**Exercise inputs**
****

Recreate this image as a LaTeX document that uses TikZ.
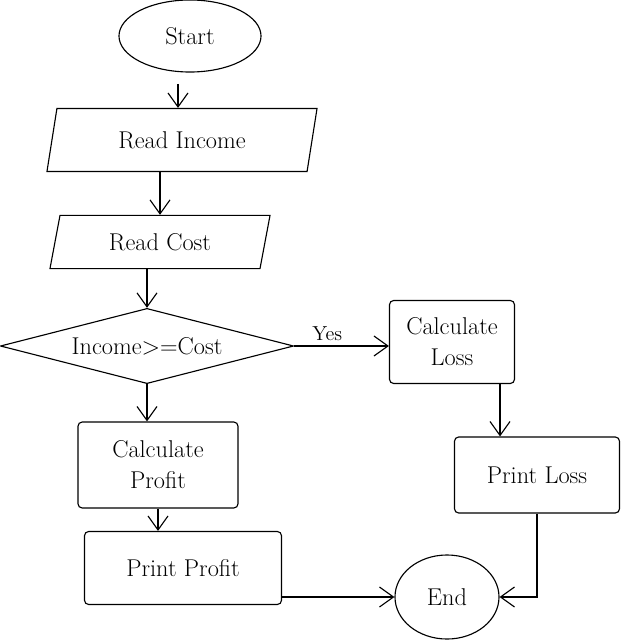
\documentclass[tikz,border=0pt]{standalone}
\usepackage{tikz}
\usetikzlibrary{calc, shapes.geometric, positioning, arrows.meta}

\tikzset{
    base/.style={draw, thick, font=\LARGE, inner sep=0pt, align=center},
    terminal/.style={base, ellipse},
    io/.style={base, trapezium, trapezium left angle=60, trapezium right angle=120,
        trapezium stretches body},
    process/.style={base, rectangle, rounded corners=3pt},
    decision/.style={base, diamond, aspect=3.9},
    flow/.style={->, thick}
}

\begin{document}
\begin{tikzpicture}[>={Straight Barb[length=3.5mm, width=5mm]}, x=0.025cm, y=-0.025cm]

    % =================================================================
    % 1. PAGE FRAME
    % =================================================================
    \useasboundingbox (0,0) rectangle (640,640);

    % =================================================================
    % 2. THE BOXES OF THE FLOWCHART
    % =================================================================
    \node[terminal, minimum width=3.55cm, minimum height=1.8cm] (start) at (190,36) {Start};
    \node[io, minimum width=6.75cm, minimum height=1.575cm] (income) at (182,140) {Read Income};
    \node[io, minimum width=5.5cm, minimum height=1.33cm] (cost) at (160,242) {Read Cost};
    \node[decision, minimum width=7.33cm, minimum height=1.88cm] (check) at (147,346) {Income>=Cost};

    % Right branch
    \node[process, minimum width=3.125cm, minimum height=2.075cm] (calcloss) at (452,342) {Calculate\\Loss};
    \node[process, minimum width=4.125cm, minimum height=1.9cm] (printloss) at (537,475) {Print Loss};

    % Left branch
    \node[process, minimum width=4cm, minimum height=2.15cm] (calcprofit) at (158,465) {Calculate\\Profit};
    \node[process, minimum width=4.925cm, minimum height=1.825cm] (printprofit) at (183,568) {Print Profit};

    \node[terminal, minimum width=2.6cm, minimum height=2.1cm] (end) at (447,597) {End};

    % =================================================================
    % 3. CONNECTORS
    % =================================================================
    \draw[flow, shorten <=8pt] ([xshift=-0.3cm]start.south) -- ([xshift=-0.3cm]start.south |- income.north);
    \draw[flow] (cost.north |- income.south) -- (cost.north);
    \draw[flow] (check.north |- cost.south) -- (check.north);
    \draw[flow] (check.east) -- (calcloss.west |- check.east)
        node[above, pos=0.35, font=\Large] {Yes};
    \draw[flow] ([xshift=1.2cm]calcloss.south) -- ([xshift=1.2cm]calcloss.south |- printloss.north);
    \draw[flow] (check.south) -- (check.south |- calcprofit.north);
    \draw[flow] (calcprofit.south) -- (calcprofit.south |- printprofit.north);
    \draw[flow] (printprofit.east |- end.west) -- (end.west);
    \draw[flow] (printloss.south) |- (end.east);

\end{tikzpicture}
\end{document}
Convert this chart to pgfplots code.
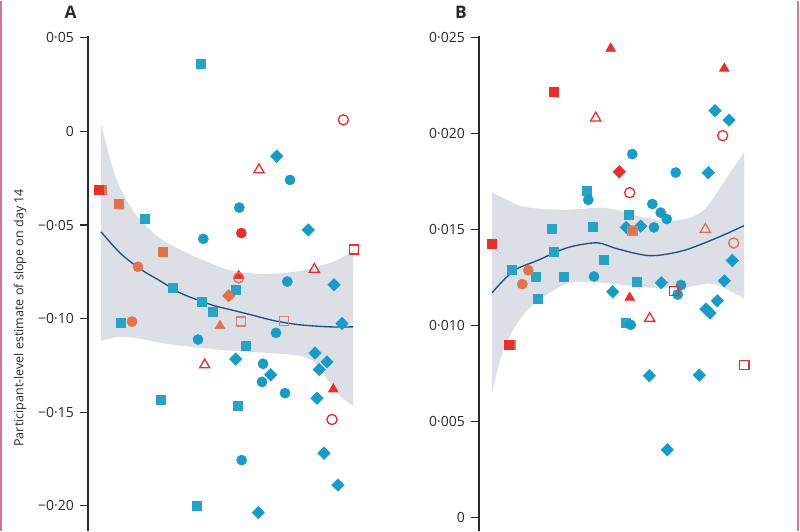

****

Print all of the records shown above exactly, leaving out each picture.

**Output**
Recreate this image as a LaTeX document that uses TikZ.
\documentclass[tikz,border=0pt]{standalone}
\usepackage{tikz}
\usetikzlibrary{calc, shapes.geometric, positioning, arrows.meta}

\tikzset{
    base/.style={draw, thick, font=\LARGE, inner sep=0pt, align=center},
    terminal/.style={base, ellipse},
    io/.style={base, trapezium, trapezium left angle=60, trapezium right angle=120,
        trapezium stretches body},
    process/.style={base, rectangle, rounded corners=3pt},
    decision/.style={base, diamond, aspect=3.9},
    flow/.style={->, thick}
}

\begin{document}
\begin{tikzpicture}[>={Straight Barb[length=3.5mm, width=5mm]}, x=0.025cm, y=-0.025cm]

    % =================================================================
    % 1. PAGE FRAME
    % =================================================================
    \useasboundingbox (0,0) rectangle (640,640);

    % =================================================================
    % 2. THE BOXES OF THE FLOWCHART
    % =================================================================
    \node[terminal, minimum width=3.55cm, minimum height=1.8cm] (start) at (190,36) {Start};
    \node[io, minimum width=6.75cm, minimum height=1.575cm] (income) at (182,140) {Read Income};
    \node[io, minimum width=5.5cm, minimum height=1.33cm] (cost) at (160,242) {Read Cost};
    \node[decision, minimum width=7.33cm, minimum height=1.88cm] (check) at (147,346) {Income>=Cost};

    % Right branch
    \node[process, minimum width=3.125cm, minimum height=2.075cm] (calcloss) at (452,342) {Calculate\\Loss};
    \node[process, minimum width=4.125cm, minimum height=1.9cm] (printloss) at (537,475) {Print Loss};

    % Left branch
    \node[process, minimum width=4cm, minimum height=2.15cm] (calcprofit) at (158,465) {Calculate\\Profit};
    \node[process, minimum width=4.925cm, minimum height=1.825cm] (printprofit) at (183,568) {Print Profit};

    \node[terminal, minimum width=2.6cm, minimum height=2.1cm] (end) at (447,597) {End};

    % =================================================================
    % 3. CONNECTORS
    % =================================================================
    \draw[flow, shorten <=8pt] ([xshift=-0.3cm]start.south) -- ([xshift=-0.3cm]start.south |- income.north);
    \draw[flow] (cost.north |- income.south) -- (cost.north);
    \draw[flow] (check.north |- cost.south) -- (check.north);
    \draw[flow] (check.east) -- (calcloss.west |- check.east)
        node[above, pos=0.35, font=\Large] {Yes};
    \draw[flow] ([xshift=1.2cm]calcloss.south) -- ([xshift=1.2cm]calcloss.south |- printloss.north);
    \draw[flow] (check.south) -- (check.south |- calcprofit.north);
    \draw[flow] (calcprofit.south) -- (calcprofit.south |- printprofit.north);
    \draw[flow] (printprofit.east |- end.west) -- (end.west);
    \draw[flow] (printloss.south) |- (end.east);

\end{tikzpicture}
\end{document}
Convert this chart to pgfplots code.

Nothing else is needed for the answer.